Dan Geer on Converging Physical and Digital Security

Dan Geer published an interesting article in the May/June 2006 issue of IEEE Privacy and Security. He questions the utility of converging physical and digital security "within a common reporting structure." In brief:

This observer says convergence is a mirage. The reason is time. Everything about digital security has time constants that are three orders of magnitude different from the time constants of physical security: break into my computer in 500 milliseconds but into my house in 5 to 10 minutes...

That is true, but the value of compromising a system doesn't necessarily come from just getting a root shell. This is especially true when organized crime, corporate espionage, and foreign intelligence activities are involved. Achieving the goals of each of those groups usually takes more than a few minutes, with the first taking the least time and the last the most. Nevertheless, Dan is probably still right. What he says later is even more compelling:

Human-scale time and rate constants underlie the law enforcement model of security. The crime happens and the wheels of detection, analysis, pursuit, apprehension, jurisprudence, and, perhaps, penal servitude... law enforcement generally has all the time in the world, and its opponent, the criminal, thus must commit the perfect crime to cleanly profit from that crime.

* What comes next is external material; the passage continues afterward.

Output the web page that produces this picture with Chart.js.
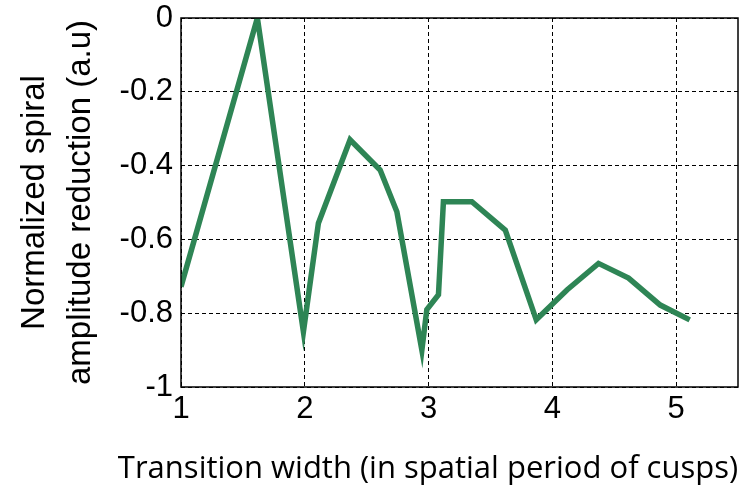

In the digital world, crime must be prevented; once committed, it's likely never ameliorable -- data is never unexposed, for example. It's not the criminal who must commit the perfect crime but rather the defender who must commit the perfect defense.

Time is the reason.

Consequently, the physical world strategies of law enforcement are of limited value in the digital sphere. Law enforcement officials (or the military) are not our natural allies or even mentors.


At first I accepted this argument. Then I thought more closely about it. Time has nothing to do with this argument. Preventing crime is the key. The analog world example makes it sound acceptable that a crime has occurred. The digital world example makes it sound unacceptable that a crime has occurred -- "data is never unexposed, for example." Well, death is never reversed if a murder is committed. For horrible crimes like murder, as with the digital world, in the analog world "crime must be prevented; once committed, it's likely never ameliorable."

Geer doesn't see this, but he reaches a conclusion for the digital world that is already happening in the analog:

[The] only answer is preemption. Preemption requires intelligence. Intelligence requires surveillance. If, as digital security people, we have any natural allies or even mentors, they're to be found in the intelligence model of security, not the law enforcement model where this talk of "convergence" has itself converged.

And there we are -- London's Cameras:

British authorities have sought to reassure the public that no effort will be spared to prevent further atrocities. For that promise to become a reality, however, London needs to move more from after-the-event analysis to before-the-event anticipation.

Intelligence is one way to prevent risks from occurring, to the extent that intelligence can identify threats and direct counter-threat activities. Removing vulnerabilities is another way to prevent risks from occurring, but that is far more difficult in most circumstances.